# Assignment 6: The Polya Problem

For my sixth assignment, I investigated a problem originally posed by Polya. Given an angle ACB, locate a point X on AC and Y on BC so that AX = XY = YB.

There are many ways to solve this problem, and in a week and a half I only came up with two. And even that took some help from my friends. The rest of this write up will explain the two solutions I came up with.

The idea in both is to construct a scale model of the answer I want and then blow it up to the needed size. To start with I choose a random point M on AC. AM will represent AX in the final solution. I also need to locate a point N, which will become Y in the final solution. Since we want MN = AM, I will make a circle centered at M with radius AM. We know N will be somewhere on that circle.
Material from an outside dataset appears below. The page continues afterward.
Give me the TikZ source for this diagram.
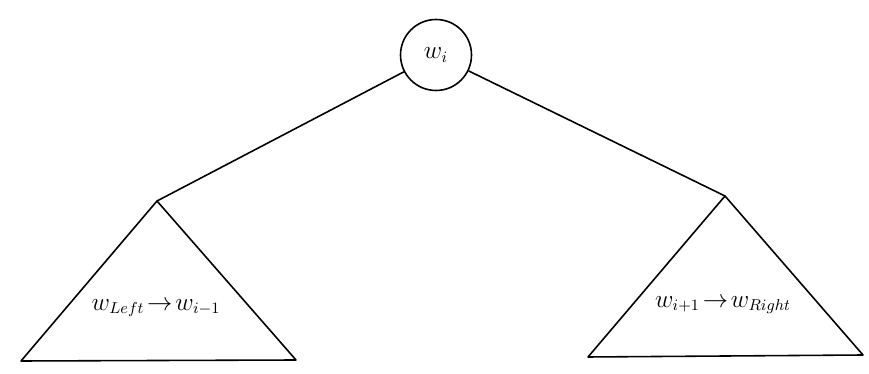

I also need to find a point O, which will correspond to B in the final solution. O should lie on AB in order for my scale model to be similar to my final model. Hence I will draw in AB. From there the two methods diverge.

## Method 1: The Rhombus method

If we imagine already having NO drawn in, we can see that MN and NO would form two sides of a rhombus, whose fourth vertex would be the point between A and B where the circle hits. So next we construct the needed rhombus. You can do this by making a circle centered at the intersection between circle M and AB and with radius of length AM. The point of intersection of AB and the new circle that is closest to B will be O. Then construct a parallel line to BC that passes through O. This line will intersect circle M at N.

Now skip down to the Common End to finish up.

## Method 2: The Parallel method

In this method we note NO will be the same length as AM, parallel to BC and N will lie on circle M. So we will measure off a segment with length AM on BC, starting from B, and then make a parallel line to AB which passes through the other endpoint of our new segment.

The point of intersection between this new line and circle M is N. Complete the scale model by constructing a parallel line to BC through N. This line will intersect AB at O.

Common End:

To enlarge our miniature solution, we will dilate from point A. We know Y will be on BC, so just find the point where ray AY intersects BC. In order to find X, we can use a circle centered at A with radius YB. This circle will intersect AC at X. And we are done!